**INPUT RECORDS:**

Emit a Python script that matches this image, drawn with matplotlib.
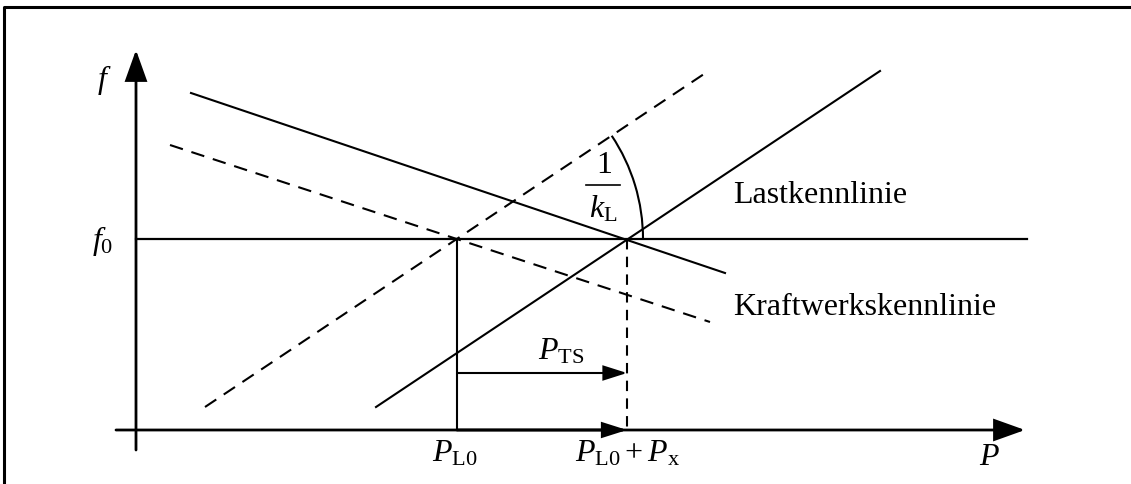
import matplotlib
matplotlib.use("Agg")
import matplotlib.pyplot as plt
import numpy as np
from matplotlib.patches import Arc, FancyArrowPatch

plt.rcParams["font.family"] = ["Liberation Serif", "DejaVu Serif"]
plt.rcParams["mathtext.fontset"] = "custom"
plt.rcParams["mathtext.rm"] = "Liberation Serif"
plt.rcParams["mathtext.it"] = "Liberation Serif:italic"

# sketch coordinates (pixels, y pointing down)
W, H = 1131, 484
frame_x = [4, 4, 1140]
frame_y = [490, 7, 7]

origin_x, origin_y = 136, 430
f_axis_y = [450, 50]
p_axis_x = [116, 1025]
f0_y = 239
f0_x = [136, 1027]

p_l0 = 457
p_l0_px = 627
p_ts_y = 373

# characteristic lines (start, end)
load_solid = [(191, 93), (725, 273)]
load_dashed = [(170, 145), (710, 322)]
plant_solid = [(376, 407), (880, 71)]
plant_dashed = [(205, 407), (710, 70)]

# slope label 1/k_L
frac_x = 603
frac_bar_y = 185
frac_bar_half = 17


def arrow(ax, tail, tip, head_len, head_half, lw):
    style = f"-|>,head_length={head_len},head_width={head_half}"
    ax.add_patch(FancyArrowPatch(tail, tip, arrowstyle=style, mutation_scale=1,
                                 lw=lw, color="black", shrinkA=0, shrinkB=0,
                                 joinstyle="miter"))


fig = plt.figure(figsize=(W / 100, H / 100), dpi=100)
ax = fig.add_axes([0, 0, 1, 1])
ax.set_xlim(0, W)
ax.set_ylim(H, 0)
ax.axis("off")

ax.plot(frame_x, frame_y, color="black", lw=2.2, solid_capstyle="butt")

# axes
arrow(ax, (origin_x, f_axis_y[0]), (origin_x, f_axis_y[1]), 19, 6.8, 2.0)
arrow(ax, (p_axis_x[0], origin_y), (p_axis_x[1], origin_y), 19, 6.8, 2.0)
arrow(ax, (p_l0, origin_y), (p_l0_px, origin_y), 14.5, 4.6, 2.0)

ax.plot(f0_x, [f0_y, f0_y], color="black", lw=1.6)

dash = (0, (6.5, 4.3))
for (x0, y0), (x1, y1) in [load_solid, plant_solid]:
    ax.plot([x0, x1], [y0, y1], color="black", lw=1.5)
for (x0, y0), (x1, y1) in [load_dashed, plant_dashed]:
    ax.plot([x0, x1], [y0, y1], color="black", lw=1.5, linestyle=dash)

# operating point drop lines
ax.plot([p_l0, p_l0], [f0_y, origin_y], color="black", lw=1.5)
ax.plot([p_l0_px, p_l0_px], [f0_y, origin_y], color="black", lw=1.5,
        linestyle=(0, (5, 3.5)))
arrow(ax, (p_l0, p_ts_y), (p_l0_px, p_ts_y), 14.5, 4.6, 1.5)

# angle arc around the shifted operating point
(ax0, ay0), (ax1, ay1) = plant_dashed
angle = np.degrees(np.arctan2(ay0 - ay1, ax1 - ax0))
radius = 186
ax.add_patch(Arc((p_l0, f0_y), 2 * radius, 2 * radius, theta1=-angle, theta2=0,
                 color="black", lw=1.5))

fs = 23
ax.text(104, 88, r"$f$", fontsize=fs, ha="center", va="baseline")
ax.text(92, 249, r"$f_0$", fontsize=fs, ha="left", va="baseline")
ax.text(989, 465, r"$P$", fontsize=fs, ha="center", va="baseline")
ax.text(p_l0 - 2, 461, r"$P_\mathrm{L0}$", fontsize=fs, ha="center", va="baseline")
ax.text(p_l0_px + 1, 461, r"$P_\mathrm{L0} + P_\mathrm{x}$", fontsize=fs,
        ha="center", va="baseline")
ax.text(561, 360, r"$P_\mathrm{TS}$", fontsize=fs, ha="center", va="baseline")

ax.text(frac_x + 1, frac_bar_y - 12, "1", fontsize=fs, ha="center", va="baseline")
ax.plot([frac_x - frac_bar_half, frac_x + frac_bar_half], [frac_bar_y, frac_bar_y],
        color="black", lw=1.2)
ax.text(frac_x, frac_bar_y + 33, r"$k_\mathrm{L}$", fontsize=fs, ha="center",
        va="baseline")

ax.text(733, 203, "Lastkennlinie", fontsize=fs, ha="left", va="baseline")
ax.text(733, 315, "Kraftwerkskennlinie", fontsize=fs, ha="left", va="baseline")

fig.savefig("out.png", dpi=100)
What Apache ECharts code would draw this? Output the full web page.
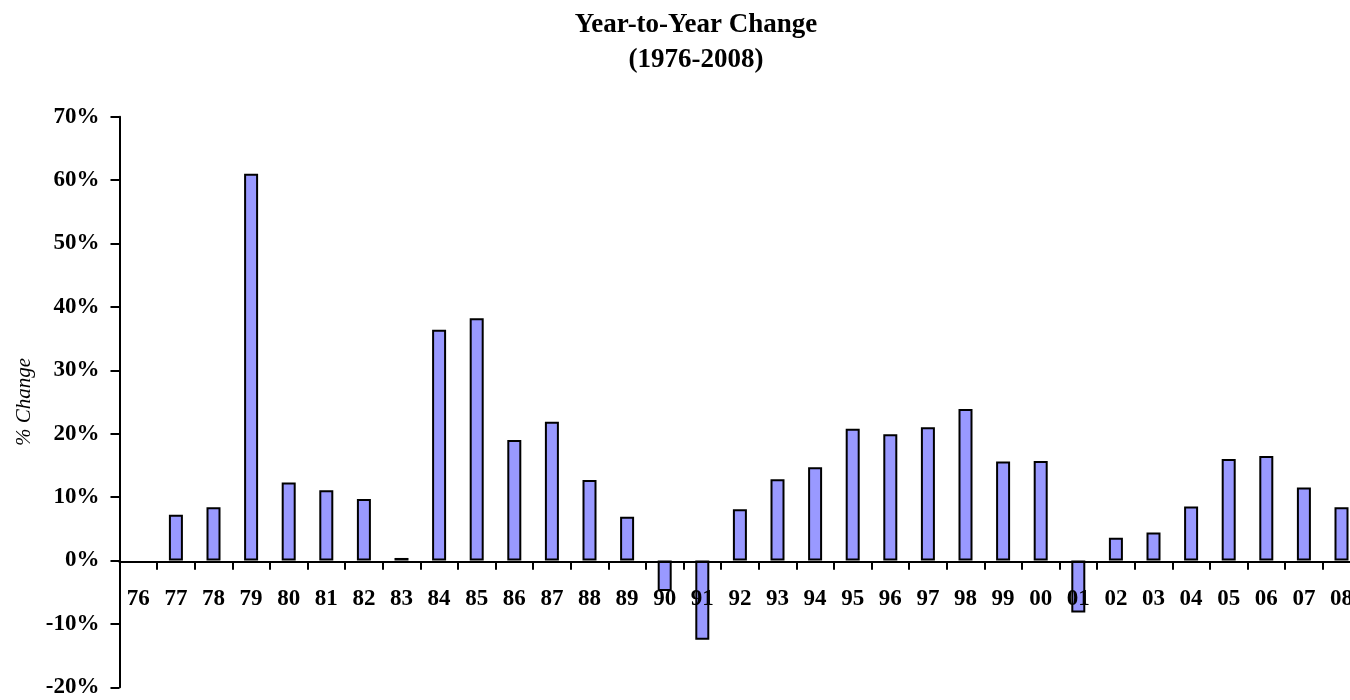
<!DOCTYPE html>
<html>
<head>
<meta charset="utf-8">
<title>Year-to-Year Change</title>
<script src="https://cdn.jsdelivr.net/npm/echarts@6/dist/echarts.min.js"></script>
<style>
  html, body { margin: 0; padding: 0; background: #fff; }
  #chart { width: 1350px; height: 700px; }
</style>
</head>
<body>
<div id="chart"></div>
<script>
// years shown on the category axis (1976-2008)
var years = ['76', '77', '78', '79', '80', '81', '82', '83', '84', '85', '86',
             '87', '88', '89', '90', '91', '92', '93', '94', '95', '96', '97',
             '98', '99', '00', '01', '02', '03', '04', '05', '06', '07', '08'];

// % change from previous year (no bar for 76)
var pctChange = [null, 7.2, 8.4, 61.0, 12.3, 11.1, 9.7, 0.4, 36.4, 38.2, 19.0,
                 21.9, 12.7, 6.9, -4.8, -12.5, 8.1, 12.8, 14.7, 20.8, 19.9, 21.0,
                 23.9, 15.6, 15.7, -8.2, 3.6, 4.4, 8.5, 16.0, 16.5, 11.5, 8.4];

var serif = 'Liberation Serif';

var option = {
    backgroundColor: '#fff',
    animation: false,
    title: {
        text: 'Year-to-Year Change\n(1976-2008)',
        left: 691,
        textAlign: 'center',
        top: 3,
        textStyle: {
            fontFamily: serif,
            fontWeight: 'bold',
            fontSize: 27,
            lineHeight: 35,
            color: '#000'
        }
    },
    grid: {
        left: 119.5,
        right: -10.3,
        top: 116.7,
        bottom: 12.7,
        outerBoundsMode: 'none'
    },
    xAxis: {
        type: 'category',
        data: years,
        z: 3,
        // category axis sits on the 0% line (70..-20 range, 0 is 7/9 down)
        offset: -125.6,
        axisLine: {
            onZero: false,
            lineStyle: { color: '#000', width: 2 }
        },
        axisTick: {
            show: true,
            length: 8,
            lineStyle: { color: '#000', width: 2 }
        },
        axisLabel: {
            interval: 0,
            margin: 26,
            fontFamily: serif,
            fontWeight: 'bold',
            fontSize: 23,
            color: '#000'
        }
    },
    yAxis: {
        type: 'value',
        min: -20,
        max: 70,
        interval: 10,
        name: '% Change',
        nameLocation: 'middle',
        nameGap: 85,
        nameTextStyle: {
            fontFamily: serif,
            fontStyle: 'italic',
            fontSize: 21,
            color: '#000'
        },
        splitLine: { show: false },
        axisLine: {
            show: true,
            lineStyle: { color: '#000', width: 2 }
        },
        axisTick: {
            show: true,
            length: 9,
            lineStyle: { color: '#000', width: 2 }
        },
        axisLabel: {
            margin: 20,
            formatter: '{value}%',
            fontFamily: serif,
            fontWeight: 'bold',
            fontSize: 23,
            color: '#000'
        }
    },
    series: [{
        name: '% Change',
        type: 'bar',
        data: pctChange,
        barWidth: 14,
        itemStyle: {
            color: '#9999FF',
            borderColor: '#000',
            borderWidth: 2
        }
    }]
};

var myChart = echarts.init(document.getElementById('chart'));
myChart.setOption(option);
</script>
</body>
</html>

* * *

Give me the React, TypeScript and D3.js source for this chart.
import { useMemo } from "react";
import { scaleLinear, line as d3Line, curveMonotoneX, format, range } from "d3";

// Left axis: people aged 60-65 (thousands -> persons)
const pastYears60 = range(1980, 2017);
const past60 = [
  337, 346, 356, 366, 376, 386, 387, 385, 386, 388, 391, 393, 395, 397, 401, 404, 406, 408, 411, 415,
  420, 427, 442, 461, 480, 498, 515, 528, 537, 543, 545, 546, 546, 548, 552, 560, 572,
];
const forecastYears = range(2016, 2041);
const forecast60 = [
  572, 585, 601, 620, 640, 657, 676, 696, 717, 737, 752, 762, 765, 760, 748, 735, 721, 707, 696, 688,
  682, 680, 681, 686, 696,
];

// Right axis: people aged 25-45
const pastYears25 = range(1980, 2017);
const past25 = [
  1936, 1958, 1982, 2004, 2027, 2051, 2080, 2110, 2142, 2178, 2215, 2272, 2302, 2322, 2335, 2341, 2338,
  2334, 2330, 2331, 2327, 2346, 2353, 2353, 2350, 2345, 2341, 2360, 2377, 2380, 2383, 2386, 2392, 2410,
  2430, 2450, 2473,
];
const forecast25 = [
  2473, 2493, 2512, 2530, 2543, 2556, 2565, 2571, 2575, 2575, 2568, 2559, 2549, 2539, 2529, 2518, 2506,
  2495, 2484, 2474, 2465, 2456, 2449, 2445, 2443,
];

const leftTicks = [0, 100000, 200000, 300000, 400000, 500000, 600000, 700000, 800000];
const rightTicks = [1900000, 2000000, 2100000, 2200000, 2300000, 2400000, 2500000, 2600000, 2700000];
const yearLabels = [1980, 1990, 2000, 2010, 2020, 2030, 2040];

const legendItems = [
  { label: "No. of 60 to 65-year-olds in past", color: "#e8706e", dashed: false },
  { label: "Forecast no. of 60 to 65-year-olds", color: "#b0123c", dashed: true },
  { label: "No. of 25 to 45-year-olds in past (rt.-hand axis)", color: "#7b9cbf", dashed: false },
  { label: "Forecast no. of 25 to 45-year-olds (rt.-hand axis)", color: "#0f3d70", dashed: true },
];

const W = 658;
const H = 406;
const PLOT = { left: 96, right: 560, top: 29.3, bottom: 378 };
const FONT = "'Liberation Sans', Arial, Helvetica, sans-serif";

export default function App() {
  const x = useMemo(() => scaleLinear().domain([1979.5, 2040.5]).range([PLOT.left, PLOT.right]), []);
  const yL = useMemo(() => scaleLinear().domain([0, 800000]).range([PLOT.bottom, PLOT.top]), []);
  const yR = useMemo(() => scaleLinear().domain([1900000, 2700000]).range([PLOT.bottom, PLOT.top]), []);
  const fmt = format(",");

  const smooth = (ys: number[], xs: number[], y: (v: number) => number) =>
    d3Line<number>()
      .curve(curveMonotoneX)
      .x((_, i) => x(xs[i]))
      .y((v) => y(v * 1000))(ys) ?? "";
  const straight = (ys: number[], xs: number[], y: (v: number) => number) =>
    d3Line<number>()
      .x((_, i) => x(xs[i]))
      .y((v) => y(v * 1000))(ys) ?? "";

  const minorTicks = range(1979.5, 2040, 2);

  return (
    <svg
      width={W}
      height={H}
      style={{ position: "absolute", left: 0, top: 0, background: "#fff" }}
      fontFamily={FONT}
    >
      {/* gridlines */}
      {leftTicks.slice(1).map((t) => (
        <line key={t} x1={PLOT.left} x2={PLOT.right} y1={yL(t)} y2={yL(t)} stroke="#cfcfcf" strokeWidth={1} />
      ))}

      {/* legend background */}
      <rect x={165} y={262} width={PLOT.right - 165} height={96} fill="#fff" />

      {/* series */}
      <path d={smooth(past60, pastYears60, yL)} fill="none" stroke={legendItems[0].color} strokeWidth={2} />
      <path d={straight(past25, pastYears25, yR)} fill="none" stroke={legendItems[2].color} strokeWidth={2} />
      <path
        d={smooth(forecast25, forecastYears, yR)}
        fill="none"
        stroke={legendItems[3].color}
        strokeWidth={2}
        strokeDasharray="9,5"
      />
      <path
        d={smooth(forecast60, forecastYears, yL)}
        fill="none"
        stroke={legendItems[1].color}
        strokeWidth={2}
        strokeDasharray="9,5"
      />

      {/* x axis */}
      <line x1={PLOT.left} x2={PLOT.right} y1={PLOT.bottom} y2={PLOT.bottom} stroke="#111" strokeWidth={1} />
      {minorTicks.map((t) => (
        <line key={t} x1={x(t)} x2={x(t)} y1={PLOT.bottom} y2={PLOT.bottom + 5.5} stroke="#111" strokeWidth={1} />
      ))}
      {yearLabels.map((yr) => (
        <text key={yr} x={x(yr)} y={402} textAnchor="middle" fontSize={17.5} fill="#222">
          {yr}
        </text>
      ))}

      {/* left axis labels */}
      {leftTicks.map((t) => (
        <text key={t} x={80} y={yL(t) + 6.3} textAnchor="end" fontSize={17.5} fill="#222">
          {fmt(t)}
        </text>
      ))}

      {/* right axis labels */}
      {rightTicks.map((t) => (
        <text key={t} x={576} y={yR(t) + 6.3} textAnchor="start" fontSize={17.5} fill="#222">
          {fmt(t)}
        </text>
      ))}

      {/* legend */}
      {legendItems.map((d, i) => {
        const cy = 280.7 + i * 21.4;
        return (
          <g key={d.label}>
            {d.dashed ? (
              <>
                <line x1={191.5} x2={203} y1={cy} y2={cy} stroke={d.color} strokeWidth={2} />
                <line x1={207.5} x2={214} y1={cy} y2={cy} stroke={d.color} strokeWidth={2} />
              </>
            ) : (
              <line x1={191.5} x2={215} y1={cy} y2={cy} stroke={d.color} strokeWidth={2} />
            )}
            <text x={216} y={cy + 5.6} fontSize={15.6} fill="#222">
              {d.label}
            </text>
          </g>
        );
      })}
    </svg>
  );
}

**DIRECTIONS FOR THIS TASK:**
Drop the images and output only the lines from the one that contains "Emit a Python" to the one that contains "arrow(ax, (p_l0, p_ts_y), (p_l0_px, p_ts_y), 14.5, 4.6, 1.5)", both included.

**SOLUTION FOR THIS TASK:**
Emit a Python script that matches this image, drawn with matplotlib.
import matplotlib
matplotlib.use("Agg")
import matplotlib.pyplot as plt
import numpy as np
from matplotlib.patches import Arc, FancyArrowPatch

plt.rcParams["font.family"] = ["Liberation Serif", "DejaVu Serif"]
plt.rcParams["mathtext.fontset"] = "custom"
plt.rcParams["mathtext.rm"] = "Liberation Serif"
plt.rcParams["mathtext.it"] = "Liberation Serif:italic"

# sketch coordinates (pixels, y pointing down)
W, H = 1131, 484
frame_x = [4, 4, 1140]
frame_y = [490, 7, 7]

origin_x, origin_y = 136, 430
f_axis_y = [450, 50]
p_axis_x = [116, 1025]
f0_y = 239
f0_x = [136, 1027]

p_l0 = 457
p_l0_px = 627
p_ts_y = 373

# characteristic lines (start, end)
load_solid = [(191, 93), (725, 273)]
load_dashed = [(170, 145), (710, 322)]
plant_solid = [(376, 407), (880, 71)]
plant_dashed = [(205, 407), (710, 70)]

# slope label 1/k_L
frac_x = 603
frac_bar_y = 185
frac_bar_half = 17


def arrow(ax, tail, tip, head_len, head_half, lw):
    style = f"-|>,head_length={head_len},head_width={head_half}"
    ax.add_patch(FancyArrowPatch(tail, tip, arrowstyle=style, mutation_scale=1,
                                 lw=lw, color="black", shrinkA=0, shrinkB=0,
                                 joinstyle="miter"))


fig = plt.figure(figsize=(W / 100, H / 100), dpi=100)
ax = fig.add_axes([0, 0, 1, 1])
ax.set_xlim(0, W)
ax.set_ylim(H, 0)
ax.axis("off")

ax.plot(frame_x, frame_y, color="black", lw=2.2, solid_capstyle="butt")

# axes
arrow(ax, (origin_x, f_axis_y[0]), (origin_x, f_axis_y[1]), 19, 6.8, 2.0)
arrow(ax, (p_axis_x[0], origin_y), (p_axis_x[1], origin_y), 19, 6.8, 2.0)
arrow(ax, (p_l0, origin_y), (p_l0_px, origin_y), 14.5, 4.6, 2.0)

ax.plot(f0_x, [f0_y, f0_y], color="black", lw=1.6)

dash = (0, (6.5, 4.3))
for (x0, y0), (x1, y1) in [load_solid, plant_solid]:
    ax.plot([x0, x1], [y0, y1], color="black", lw=1.5)
for (x0, y0), (x1, y1) in [load_dashed, plant_dashed]:
    ax.plot([x0, x1], [y0, y1], color="black", lw=1.5, linestyle=dash)

# operating point drop lines
ax.plot([p_l0, p_l0], [f0_y, origin_y], color="black", lw=1.5)
ax.plot([p_l0_px, p_l0_px], [f0_y, origin_y], color="black", lw=1.5,
        linestyle=(0, (5, 3.5)))
arrow(ax, (p_l0, p_ts_y), (p_l0_px, p_ts_y), 14.5, 4.6, 1.5)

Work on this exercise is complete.